» TASK REQUIREMENTS: Transcribe every line from the top down to the line with "return (H_FIG - B - y) / PH", both ends included, but not the pictures.

» INFORMATION SUPPLIED:
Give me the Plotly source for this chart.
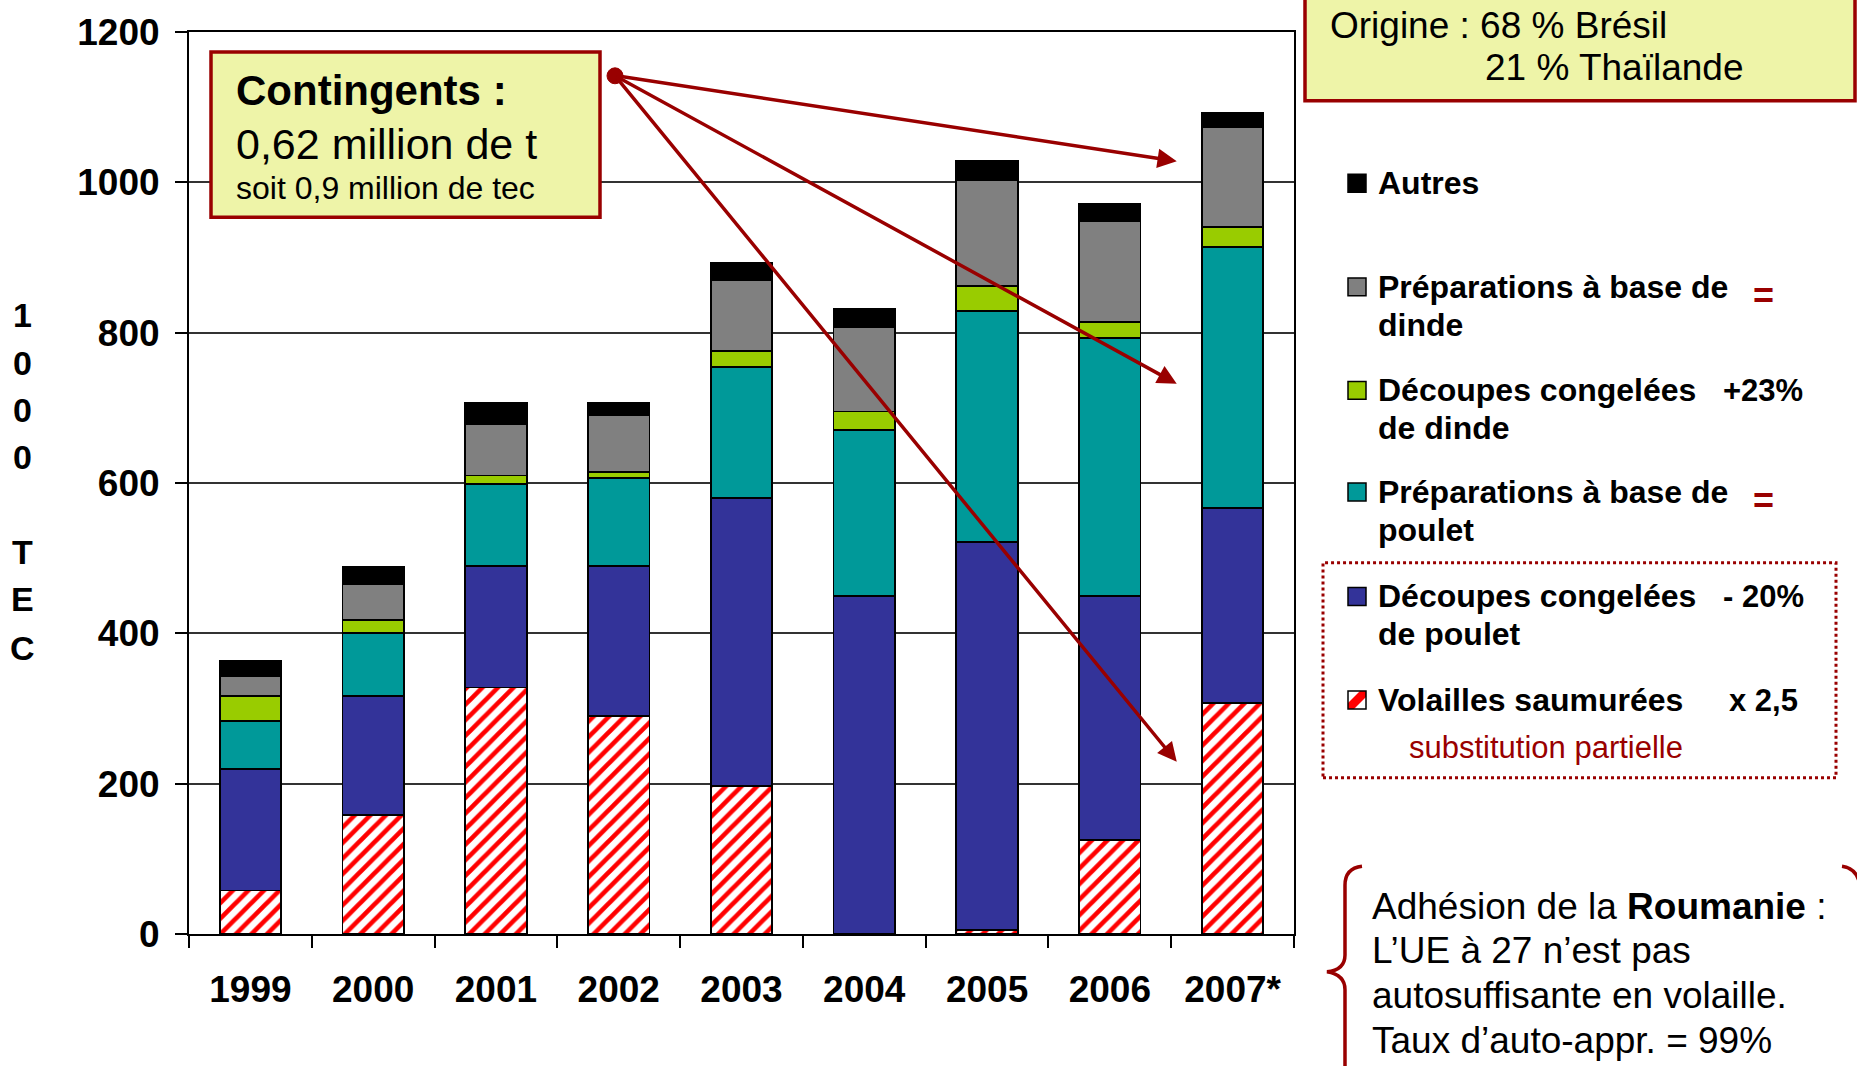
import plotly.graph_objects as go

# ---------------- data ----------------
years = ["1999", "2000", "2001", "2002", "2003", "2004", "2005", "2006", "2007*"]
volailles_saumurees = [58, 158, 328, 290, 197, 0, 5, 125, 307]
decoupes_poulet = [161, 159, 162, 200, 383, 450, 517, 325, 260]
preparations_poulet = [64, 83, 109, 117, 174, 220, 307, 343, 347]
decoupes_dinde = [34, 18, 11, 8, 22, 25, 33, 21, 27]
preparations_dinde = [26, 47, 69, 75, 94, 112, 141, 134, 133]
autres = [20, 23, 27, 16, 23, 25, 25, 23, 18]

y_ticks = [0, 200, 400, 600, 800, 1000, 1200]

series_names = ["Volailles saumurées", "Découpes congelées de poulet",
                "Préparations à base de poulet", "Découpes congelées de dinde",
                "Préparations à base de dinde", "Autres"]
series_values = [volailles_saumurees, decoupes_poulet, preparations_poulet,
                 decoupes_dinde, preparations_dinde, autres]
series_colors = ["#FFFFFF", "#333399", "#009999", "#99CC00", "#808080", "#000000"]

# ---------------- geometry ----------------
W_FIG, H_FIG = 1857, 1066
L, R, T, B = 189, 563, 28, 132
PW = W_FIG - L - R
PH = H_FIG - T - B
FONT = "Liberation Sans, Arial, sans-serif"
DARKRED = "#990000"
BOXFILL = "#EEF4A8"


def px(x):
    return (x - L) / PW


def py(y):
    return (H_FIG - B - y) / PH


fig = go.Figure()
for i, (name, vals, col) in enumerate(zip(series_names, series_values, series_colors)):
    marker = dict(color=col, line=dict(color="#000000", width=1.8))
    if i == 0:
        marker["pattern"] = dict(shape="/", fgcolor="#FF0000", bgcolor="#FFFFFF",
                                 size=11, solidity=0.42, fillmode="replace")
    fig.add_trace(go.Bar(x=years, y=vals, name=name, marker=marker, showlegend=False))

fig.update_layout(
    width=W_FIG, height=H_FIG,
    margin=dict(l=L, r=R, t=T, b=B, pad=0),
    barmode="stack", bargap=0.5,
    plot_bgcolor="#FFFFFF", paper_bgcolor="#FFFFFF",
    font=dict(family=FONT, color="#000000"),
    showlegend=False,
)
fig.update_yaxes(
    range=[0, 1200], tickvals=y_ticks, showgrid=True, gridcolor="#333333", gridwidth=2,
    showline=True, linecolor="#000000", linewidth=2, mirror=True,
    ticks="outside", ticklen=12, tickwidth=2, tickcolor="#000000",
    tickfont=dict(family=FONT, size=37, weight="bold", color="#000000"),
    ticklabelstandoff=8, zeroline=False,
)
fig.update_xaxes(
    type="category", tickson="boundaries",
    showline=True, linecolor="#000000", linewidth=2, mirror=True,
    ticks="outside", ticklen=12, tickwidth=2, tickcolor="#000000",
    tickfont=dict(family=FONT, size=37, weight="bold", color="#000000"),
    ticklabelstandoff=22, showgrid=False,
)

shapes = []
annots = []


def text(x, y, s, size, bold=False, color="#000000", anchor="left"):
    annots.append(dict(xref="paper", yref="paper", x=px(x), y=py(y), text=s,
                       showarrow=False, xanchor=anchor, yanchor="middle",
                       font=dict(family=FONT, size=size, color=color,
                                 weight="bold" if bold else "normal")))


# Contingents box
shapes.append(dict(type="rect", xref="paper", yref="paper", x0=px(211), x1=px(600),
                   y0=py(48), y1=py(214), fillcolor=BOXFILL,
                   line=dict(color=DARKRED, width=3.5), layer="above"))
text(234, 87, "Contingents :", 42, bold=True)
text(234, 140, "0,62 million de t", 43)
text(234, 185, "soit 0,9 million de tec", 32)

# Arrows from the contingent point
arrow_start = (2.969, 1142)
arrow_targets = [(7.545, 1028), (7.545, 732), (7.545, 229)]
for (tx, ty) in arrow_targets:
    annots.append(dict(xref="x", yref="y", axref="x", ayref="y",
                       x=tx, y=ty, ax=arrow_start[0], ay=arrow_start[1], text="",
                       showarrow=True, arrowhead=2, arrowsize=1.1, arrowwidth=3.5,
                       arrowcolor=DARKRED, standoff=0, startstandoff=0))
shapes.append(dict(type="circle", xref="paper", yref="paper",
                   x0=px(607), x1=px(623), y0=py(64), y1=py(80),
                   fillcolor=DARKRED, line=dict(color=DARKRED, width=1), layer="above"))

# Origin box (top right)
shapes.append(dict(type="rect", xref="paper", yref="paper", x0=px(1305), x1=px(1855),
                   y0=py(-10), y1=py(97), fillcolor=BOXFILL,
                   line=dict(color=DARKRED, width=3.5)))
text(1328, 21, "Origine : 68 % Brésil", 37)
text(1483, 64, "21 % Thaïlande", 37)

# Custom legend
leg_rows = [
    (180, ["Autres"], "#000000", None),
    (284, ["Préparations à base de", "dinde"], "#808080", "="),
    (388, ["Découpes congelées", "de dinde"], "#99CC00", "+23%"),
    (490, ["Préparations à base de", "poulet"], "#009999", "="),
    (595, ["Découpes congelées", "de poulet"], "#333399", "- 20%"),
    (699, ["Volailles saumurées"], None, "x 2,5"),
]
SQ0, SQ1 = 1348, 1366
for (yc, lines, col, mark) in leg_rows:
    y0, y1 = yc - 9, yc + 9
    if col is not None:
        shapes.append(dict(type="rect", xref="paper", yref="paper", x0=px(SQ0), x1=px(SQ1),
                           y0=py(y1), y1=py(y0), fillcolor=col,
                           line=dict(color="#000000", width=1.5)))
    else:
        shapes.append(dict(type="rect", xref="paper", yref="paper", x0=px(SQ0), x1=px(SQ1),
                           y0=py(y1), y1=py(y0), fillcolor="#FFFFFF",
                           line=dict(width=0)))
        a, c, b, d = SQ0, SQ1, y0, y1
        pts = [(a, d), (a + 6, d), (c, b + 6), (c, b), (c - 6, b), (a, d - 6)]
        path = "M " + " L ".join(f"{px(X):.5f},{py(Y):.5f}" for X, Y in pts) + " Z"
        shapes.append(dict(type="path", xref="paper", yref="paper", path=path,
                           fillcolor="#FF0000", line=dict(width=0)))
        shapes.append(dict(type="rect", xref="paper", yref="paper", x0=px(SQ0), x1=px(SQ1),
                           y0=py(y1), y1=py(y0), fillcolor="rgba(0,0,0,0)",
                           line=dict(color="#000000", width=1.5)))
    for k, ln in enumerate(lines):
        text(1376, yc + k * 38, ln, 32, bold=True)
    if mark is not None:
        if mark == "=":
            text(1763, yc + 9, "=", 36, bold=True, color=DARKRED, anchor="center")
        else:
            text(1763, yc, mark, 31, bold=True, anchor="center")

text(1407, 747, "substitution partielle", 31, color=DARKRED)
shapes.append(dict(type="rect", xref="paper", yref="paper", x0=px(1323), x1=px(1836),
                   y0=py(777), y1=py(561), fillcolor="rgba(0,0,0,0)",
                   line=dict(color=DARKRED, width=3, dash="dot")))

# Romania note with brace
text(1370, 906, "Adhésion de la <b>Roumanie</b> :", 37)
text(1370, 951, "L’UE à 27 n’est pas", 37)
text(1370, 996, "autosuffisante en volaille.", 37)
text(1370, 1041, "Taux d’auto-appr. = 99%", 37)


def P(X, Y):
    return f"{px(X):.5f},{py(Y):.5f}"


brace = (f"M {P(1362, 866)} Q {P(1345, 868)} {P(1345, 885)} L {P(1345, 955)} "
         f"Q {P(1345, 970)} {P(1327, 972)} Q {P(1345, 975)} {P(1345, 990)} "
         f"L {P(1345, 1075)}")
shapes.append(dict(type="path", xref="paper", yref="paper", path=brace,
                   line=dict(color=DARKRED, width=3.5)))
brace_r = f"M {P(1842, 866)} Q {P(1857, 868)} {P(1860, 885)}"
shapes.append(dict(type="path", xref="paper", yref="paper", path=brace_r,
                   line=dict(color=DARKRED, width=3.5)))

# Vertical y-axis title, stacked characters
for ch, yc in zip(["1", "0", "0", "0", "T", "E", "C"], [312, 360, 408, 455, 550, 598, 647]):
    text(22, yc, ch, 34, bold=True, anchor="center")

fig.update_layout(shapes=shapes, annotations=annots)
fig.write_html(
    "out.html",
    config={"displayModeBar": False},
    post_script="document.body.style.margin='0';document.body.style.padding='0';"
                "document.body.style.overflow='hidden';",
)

» PROBLEM SOLUTION:
Give me the Plotly source for this chart.
import plotly.graph_objects as go

# ---------------- data ----------------
years = ["1999", "2000", "2001", "2002", "2003", "2004", "2005", "2006", "2007*"]
volailles_saumurees = [58, 158, 328, 290, 197, 0, 5, 125, 307]
decoupes_poulet = [161, 159, 162, 200, 383, 450, 517, 325, 260]
preparations_poulet = [64, 83, 109, 117, 174, 220, 307, 343, 347]
decoupes_dinde = [34, 18, 11, 8, 22, 25, 33, 21, 27]
preparations_dinde = [26, 47, 69, 75, 94, 112, 141, 134, 133]
autres = [20, 23, 27, 16, 23, 25, 25, 23, 18]

y_ticks = [0, 200, 400, 600, 800, 1000, 1200]

series_names = ["Volailles saumurées", "Découpes congelées de poulet",
                "Préparations à base de poulet", "Découpes congelées de dinde",
                "Préparations à base de dinde", "Autres"]
series_values = [volailles_saumurees, decoupes_poulet, preparations_poulet,
                 decoupes_dinde, preparations_dinde, autres]
series_colors = ["#FFFFFF", "#333399", "#009999", "#99CC00", "#808080", "#000000"]

# ---------------- geometry ----------------
W_FIG, H_FIG = 1857, 1066
L, R, T, B = 189, 563, 28, 132
PW = W_FIG - L - R
PH = H_FIG - T - B
FONT = "Liberation Sans, Arial, sans-serif"
DARKRED = "#990000"
BOXFILL = "#EEF4A8"


def px(x):
    return (x - L) / PW


def py(y):
    return (H_FIG - B - y) / PH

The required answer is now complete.